I come home from my counseling appointment (oh, how I love to process with a great teacher) and see that the shrubs in front of our condo have been severely pruned. More like butchered.

There’s a saying in Florida about plant growth rate: you prune a bush, turn around, and it hits you in the back. Hearty growth invites snip-control, but me-oh-my the newly pruned bushes have little-to-no foliage. Just poking, bare branches.

I live in a wildlife preserve, so I wonder what story the resident black rat snake would tell. I'm sure snake would begin, “Your buildings are winding through my home, I was here first. I need some shade. Play fair.” 

Okay, so I’m giving voice to the snake. Good.

But there's more. I notice that I’m peeved. Angry. 

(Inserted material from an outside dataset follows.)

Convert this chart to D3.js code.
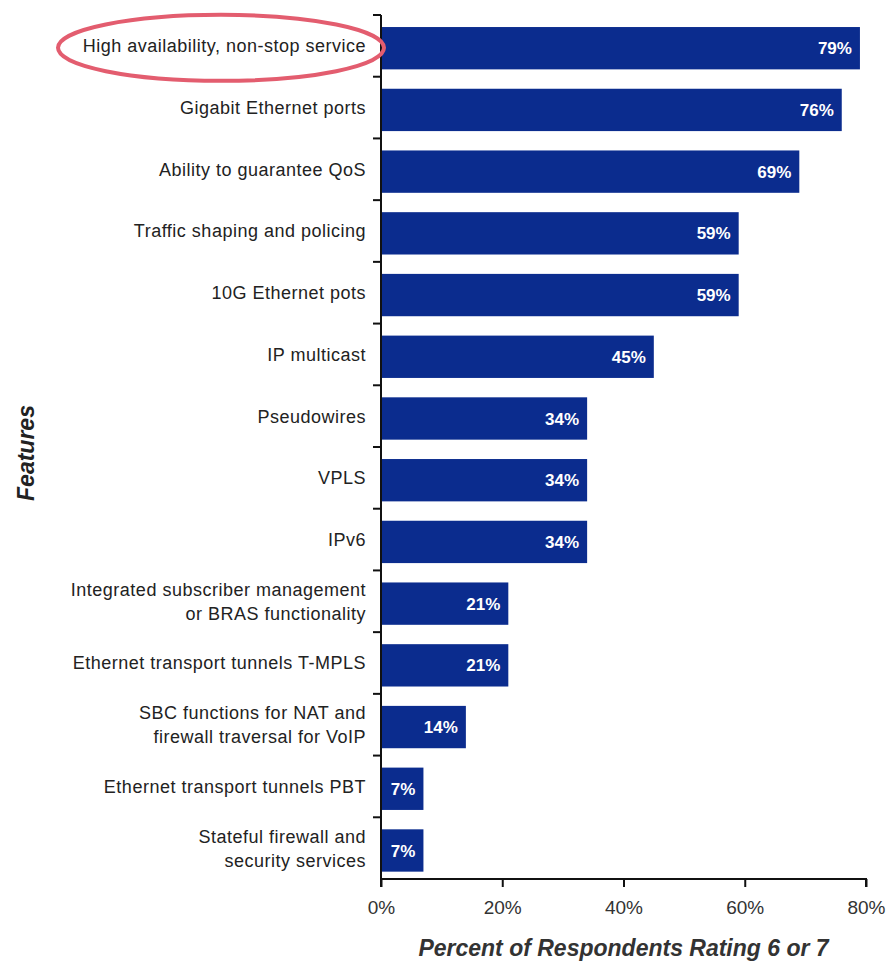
<!DOCTYPE html>
<html>
<head>
<meta charset="utf-8">
<script src="https://cdn.jsdelivr.net/npm/d3@7"></script>
<style>
  body { margin: 0; background: #fff; }
  svg { font-family: "Liberation Sans", Arial, sans-serif; }
</style>
</head>
<body>
<svg id="chart" width="893" height="963"></svg>
<script>
// features, top to bottom (\n = line break in label)
var features = [
  "High availability, non-stop service",
  "Gigabit Ethernet ports",
  "Ability to guarantee QoS",
  "Traffic shaping and policing",
  "10G Ethernet pots",
  "IP multicast",
  "Pseudowires",
  "VPLS",
  "IPv6",
  "Integrated subscriber management\nor BRAS functionality",
  "Ethernet transport tunnels T-MPLS",
  "SBC functions for NAT and\nfirewall traversal for VoIP",
  "Ethernet transport tunnels PBT",
  "Stateful firewall and\nsecurity services"
];
var percents = [79, 76, 69, 59, 59, 45, 34, 34, 34, 21, 21, 14, 7, 7];
var xTicks = [0, 20, 40, 60, 80];
var xTitle = "Percent of Respondents Rating 6 or 7";
var yTitle = "Features";

var margin = {top: 15, right: 27, bottom: 84, left: 381};
var width = 893 - margin.left - margin.right;
var height = 963 - margin.top - margin.bottom;

var svg = d3.select("#chart");
var g = svg.append("g")
  .attr("transform", "translate(" + margin.left + "," + margin.top + ")");

var x = d3.scaleLinear().domain([0, 80]).range([0, width]);
var y = d3.scaleBand().domain(features).range([0, height]).padding(0);

var barOff = y.bandwidth() * 0.195;
var barH = y.bandwidth() * 0.686;

// bars
g.selectAll("rect.bar")
  .data(features)
  .enter().append("rect")
  .attr("class", "bar")
  .attr("x", 0)
  .attr("y", function(d) { return y(d) + barOff; })
  .attr("width", function(d, i) { return x(percents[i]); })
  .attr("height", barH)
  .attr("fill", "#0b2c8e");

// value labels
g.selectAll("text.val")
  .data(features)
  .enter().append("text")
  .attr("class", "val")
  .attr("x", function(d, i) { return x(percents[i]) - 8; })
  .attr("y", function(d) { return y(d) + barOff + barH / 2; })
  .attr("dy", "0.36em")
  .attr("text-anchor", "end")
  .attr("fill", "#fff")
  .style("font-weight", "bold")
  .style("font-size", "17px")
  .text(function(d, i) { return percents[i] + "%"; });

// y axis: line + ticks at band edges
g.append("line")
  .attr("x1", 0).attr("x2", 0)
  .attr("y1", 0).attr("y2", height)
  .attr("stroke", "#111").attr("stroke-width", 2);
var edges = features.map(function(d) { return y(d); });
g.selectAll("line.ytick")
  .data(edges)
  .enter().append("line")
  .attr("class", "ytick")
  .attr("x1", -8).attr("x2", 0)
  .attr("y1", function(d) { return d; })
  .attr("y2", function(d) { return d; })
  .attr("stroke", "#111").attr("stroke-width", 2);

// category labels
var labels = g.selectAll("text.cat")
  .data(features)
  .enter().append("text")
  .attr("class", "cat")
  .attr("text-anchor", "end")
  .attr("fill", "#222")
  .style("font-size", "18px")
  .style("letter-spacing", "0.5px");
labels.each(function(d) {
  var lines = d.split("\n");
  var t = d3.select(this);
  var cy = y(d) + y.bandwidth() / 2;
  lines.forEach(function(l, k) {
    t.append("tspan")
      .attr("x", -15)
      .attr("y", cy + (k - (lines.length - 1) / 2) * 24)
      .attr("dy", "0.36em")
      .text(l);
  });
});

// x axis
var xAxis = g.append("g")
  .attr("transform", "translate(0," + height + ")")
  .call(d3.axisBottom(x).tickValues(xTicks).tickSize(8).tickPadding(14)
    .tickFormat(function(d) { return d + "%"; }));
xAxis.select(".domain").attr("stroke", "#111").attr("stroke-width", 2)
  .attr("d", "M0,8V0H" + width + "V8");
xAxis.selectAll(".tick line").attr("stroke", "#111").attr("stroke-width", 2);
xAxis.selectAll(".tick text")
  .attr("fill", "#333")
  .style("font-family", "'Liberation Sans', Arial, sans-serif")
  .style("font-size", "19px");

// axis titles
g.append("text")
  .attr("x", x(40))
  .attr("y", height + 77)
  .attr("text-anchor", "middle")
  .attr("fill", "#333")
  .style("font-size", "23px")
  .style("font-style", "italic")
  .style("font-weight", "bold")
  .text(xTitle);

svg.append("text")
  .attr("transform", "translate(34,453) rotate(-90)")
  .attr("text-anchor", "middle")
  .attr("fill", "#222")
  .style("font-size", "23px")
  .style("font-style", "italic")
  .style("font-weight", "bold")
  .text(yTitle);

// highlight ellipse around the top feature
svg.append("ellipse")
  .attr("cx", 221)
  .attr("cy", margin.top + y(features[0]) + y.bandwidth() / 2 + 2)
  .attr("rx", 163)
  .attr("ry", 33)
  .attr("fill", "none")
  .attr("stroke", "#e35d6f")
  .attr("stroke-width", 4);
</script>
</body>
</html>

I think I am such a peaceful person with a mindful practice when actually I have pretty aggressive feelings. How do I know? Because without taking time to process what’s happened, heck, without taking any time to breathe and calm myself, I come right inside and angrily hit my computer keys to let the property manager and landscape chairs know just how I feel.

Then I go outside to find the pruning boss. Using a louder than normal voice I deliver a dramatic soliloquy on natural habitats. But I don't stop there. I launch into a pruning lesson.


Now, I have the cut shrubs and my agitated, rash behaviors to sit with.

And embarrassment for losing it. 

I add to the aggression by thinking not-nice things to myself: I should know better. I’m supposed to be kind. I know how to pause, and didn’t. I can deliver difficult messages so that they’re heard. 

“Pause practice, where are you?”


(I left and I'm back. I went outside to own my gruff words. The pruner is following instructions. Oh yeah, don't slug the messenger.)

As soon as I stop writing this, I’ll meditate. This is a perfect situation to “tonglen-it” and breathe in the agitation of all others so I can breathe out relief.

Then maybe my eye will stop twitching.

I offer myself a hallelujah for transparency and honesty. I want to at least tell myself the truth. Admit. Because awareness is a precursor to acceptance of my not-nice behavior. And there is no way I can be softer the next time I'm angered without awareness and acceptance of my mess-ups.

Writing helps. My feelings pass and I gain clarity. 

Later I’ll sit with a group of women friends. I'll admit this about myself and while sitting in that listening circle I'll feel that I’m not the only one who messes up and agitates a wash-load. In sharing, I'll get a little focus on how easy it is to lose myself, which underscores why mindfulness is called a practice.